Now Superstar singer Jamelia has attacked media coverage of the murder conviction which had stated her family links to Beckford.

She said: "I have never dismissed or denied my connections, but I find the fact that I am always used as the peg or promotional tool for these stories to be both damaging and careless.

"I am not a criminal, I do not condone crime or criminal activity and never have. I am a humanitarian.

"Now whilst I understand reporters want their stories read by as many people as possible, just paper clipping my name to something like this is extremely lazy, careless and insensitive. Not to mention, doing so has far reaching real-world repercussions for me and my family.

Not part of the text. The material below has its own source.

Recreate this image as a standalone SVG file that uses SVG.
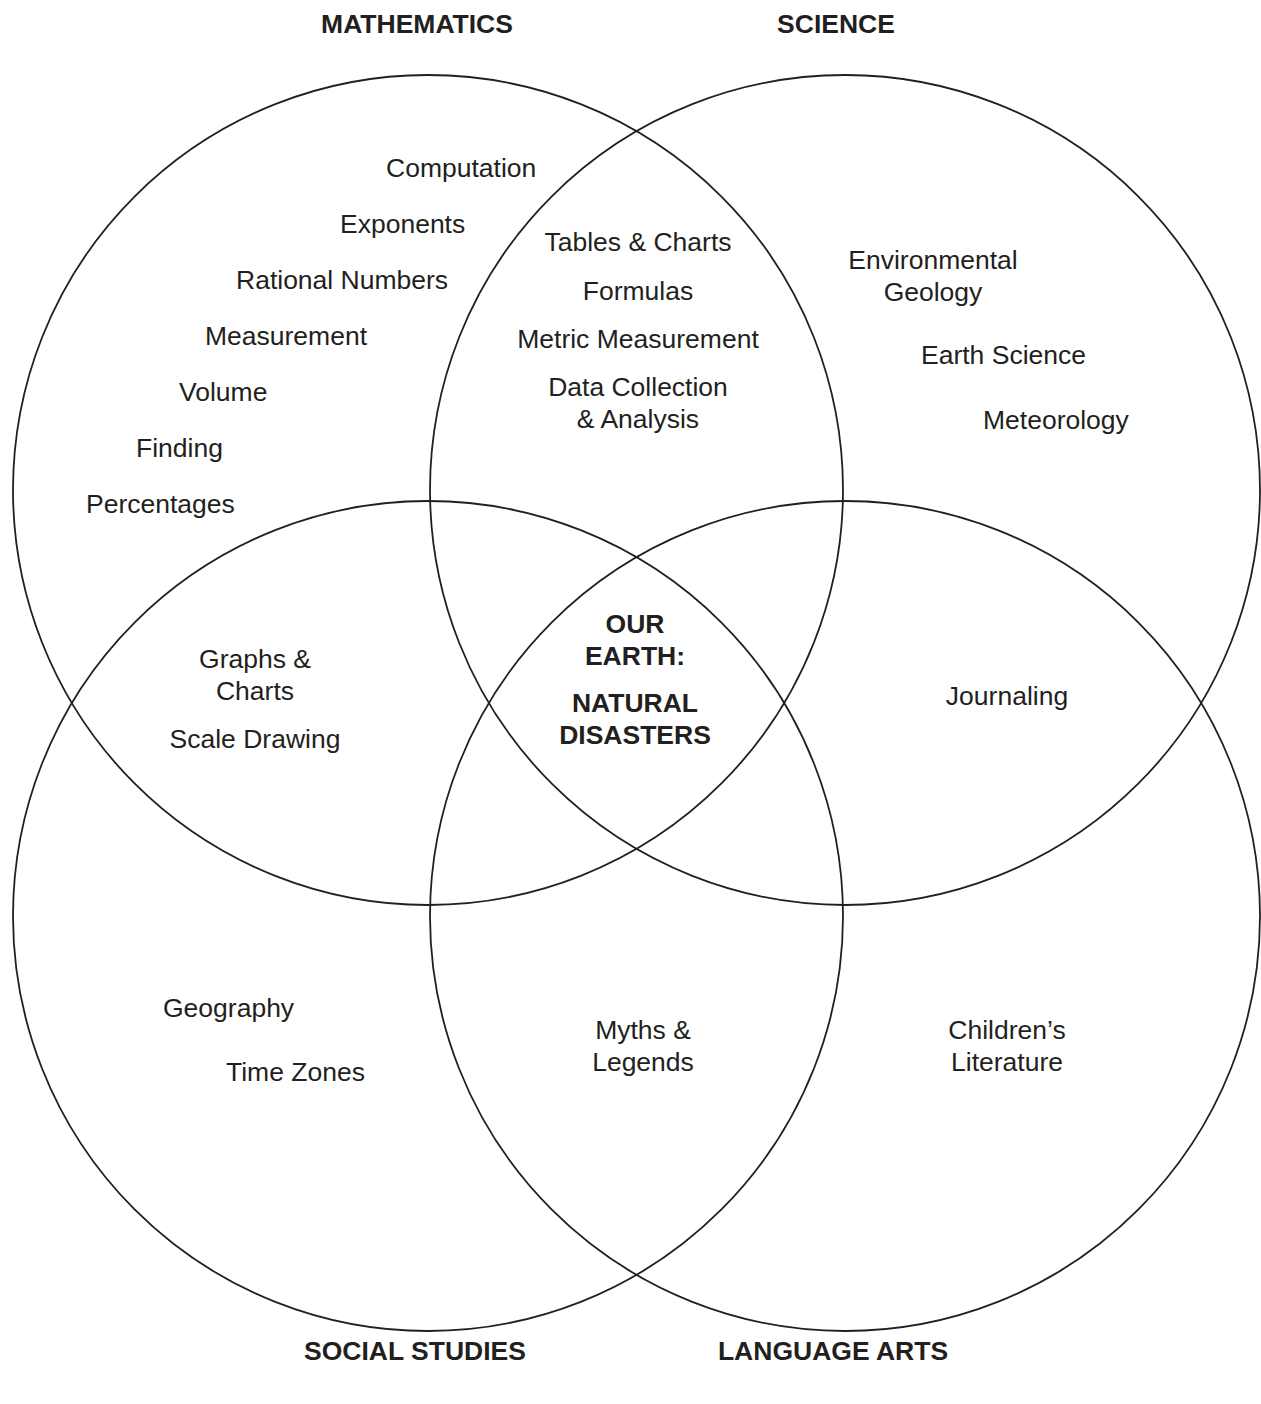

"I have never attempted to justify or downplay the magnitude of the crimes in these stories. In fact, I have on several occasions condemned it. However, these articles cause me to live in fear that someone may seek revenge on me or my family due to these ‘apparent links’, despite being completely oblivious to, and disassociated with, all aspects of these cases and those involved."

The pop star added that the trial had also affected her potential career opportunities.

She said: "Upcoming projects are subsequently taken away from me. I have been in talks with three major channels about different projects, all of which have now expressed that this news has tainted my profile and they’ll have to ‘change direction’."

At the end of her statement, Jamelia hit out at convicted gun dealer Paul Edmunds, 67, claiming he deserved to take the publicity for gun violence in the city.

Edmunds supplied illegal handguns and home-made bullets linked to more than 100 crime scenes, including three murders, and was jailed for 30 years last December.

Edmunds was linked to the 2015 shooting of Derek Junior Myers and the killing of 18-year-old Kenichi Phillips in 2016.

And police who raided his Gloucestershire home in July 2015 found 100,000 rounds of ammunition in his armoury, while his bullets were found at 100 crime scenes nationwide.

A court heard he had imported a Colt pistol used in a fatal shooting at a London nightclub and supplied ammunition used in two other killings and an attempt to shoot down a police helicopter.

Jamelia said: "I suggest Paul Edmunds as a replacement for my name. He’s the supplier of countless illegal guns in and around Birmingham and its surrounding areas.

"The guns he provided have been positively linked to over 100 incidents of gun crime."

Derek Myers, 25, died after being hit in the chest and jaw when Beckford opened fire outside a during a mass brawl in Hockley which left another victim with life-changing injuries.

Beckford will be sentenced at Birmingham Crown Court on Wednesday December 19.